The Calder is The Hepworth Wakefield’s new contemporary art space which opened to the public on Friday 30 August, 2013.
Celebrating the heritage of the waterfront site, The Calder presents a great opportunity to attract even more visitors to this conservation area, providing a rich cultural context in which to see art, engage with artists and to explore the waterfront.
The development of Wakefield over the centuries has been mostly due to its location on the banks of the river Calder and the ease of navigation from east to west. Across much of its length, the Calder is canalised and becomes the Calder and Hebble Navigation, forming part of the Aire and Calder Navigation, before it merges into the River Aire and joins the River Humber and the North Sea.
The river was vital to the success of the textile industries in the local area and many major mills were constructed along its banks, particularly at Halifax, Huddersfield, Dewsbury and Wakefield. By the 19th century the area now known as Wakefield Waterfront was a thriving industrial area with around 35 mills established on this site as well as the boatyard which in still in operation today. Over the years the mills have had a variety of uses including corn merchants, textiles, wool processing and spinning.
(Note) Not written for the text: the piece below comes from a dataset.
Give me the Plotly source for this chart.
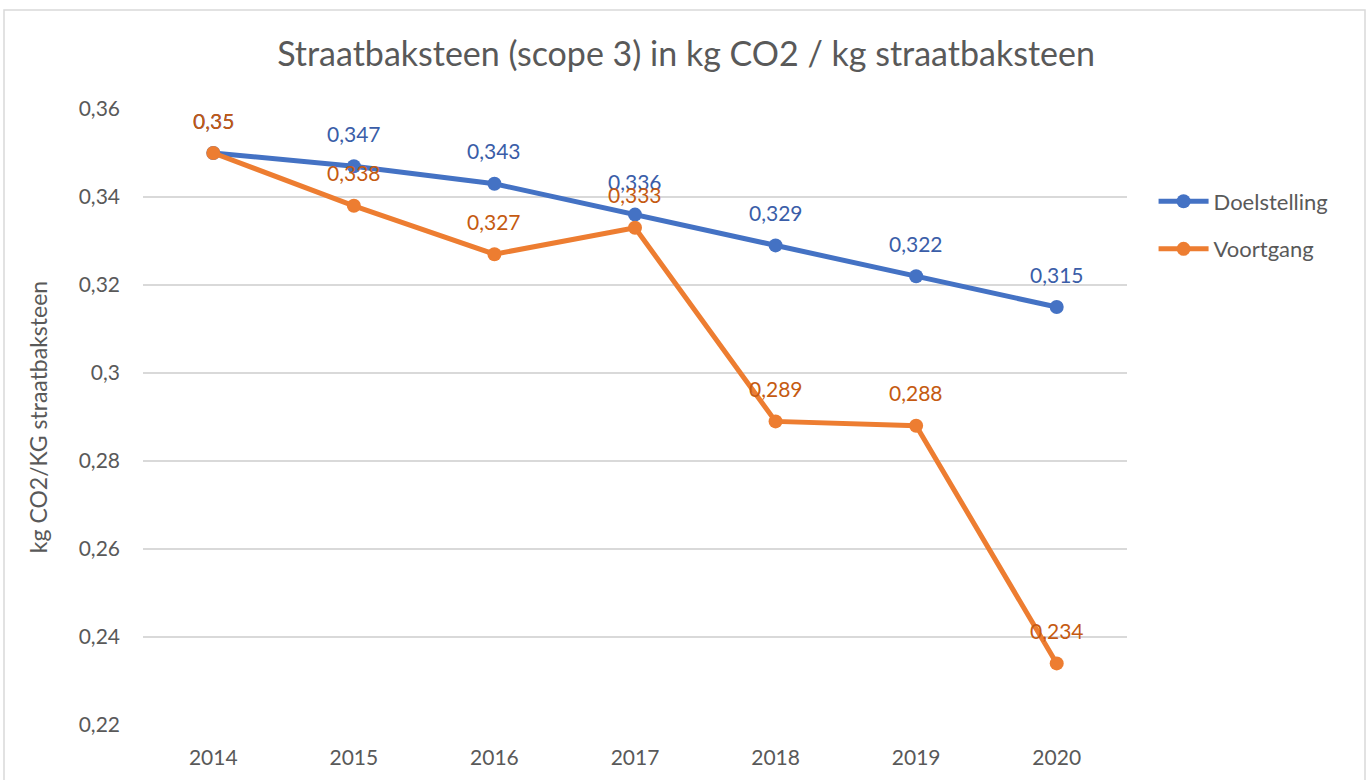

The development of The Calder is a capital project is funded by Wakefield Council, who own the building and are the principal proprietor of the waterfront site adjacent to The Hepworth Wakefield. The development of the new exhibition space at The Hepworth Wakefield forms part of the Council’s Wakefield Waterfront regeneration plans. The on-going exhibition and events programme is funded through Wakefield Council, Arts Council England and Arts Council England Catalyst Arts programme.
Internationally acclaimed British artist, Roger Horns, exhibited his entire body of Youth works for the first time as the inaugural exhibition at The Calder which ran from the 30 August – 3 November, 2013. The exhibition comprised found objects, which included street benches, jet and car engines and stainless steel preparation tables - all 'activated' through the presence of a naked youth, a small fire and a simple sequence of actions. Visitors to The Calder were able to observe these live activations at timed intervals throughout the day.
In early-2014, Erika Vogt (b. 1974, New Jersey, USA) presented Speech Mesh – Drawn OFF, a site specific commission for The Calder. Speech Mesh - Drawn OFF comprised a group of cast sculptures arranged in dialogue with a series of new videos and was the first solo exhibition in the UK by the American artist.
In spring 2014 The Calder was transformed by experimental sound and sculpture installation, Haggard Caravan. Produced over then days in The Calder, the installation was made in direct response to the site's architecture, riverside setting and the histories embedded in the reclaimed building.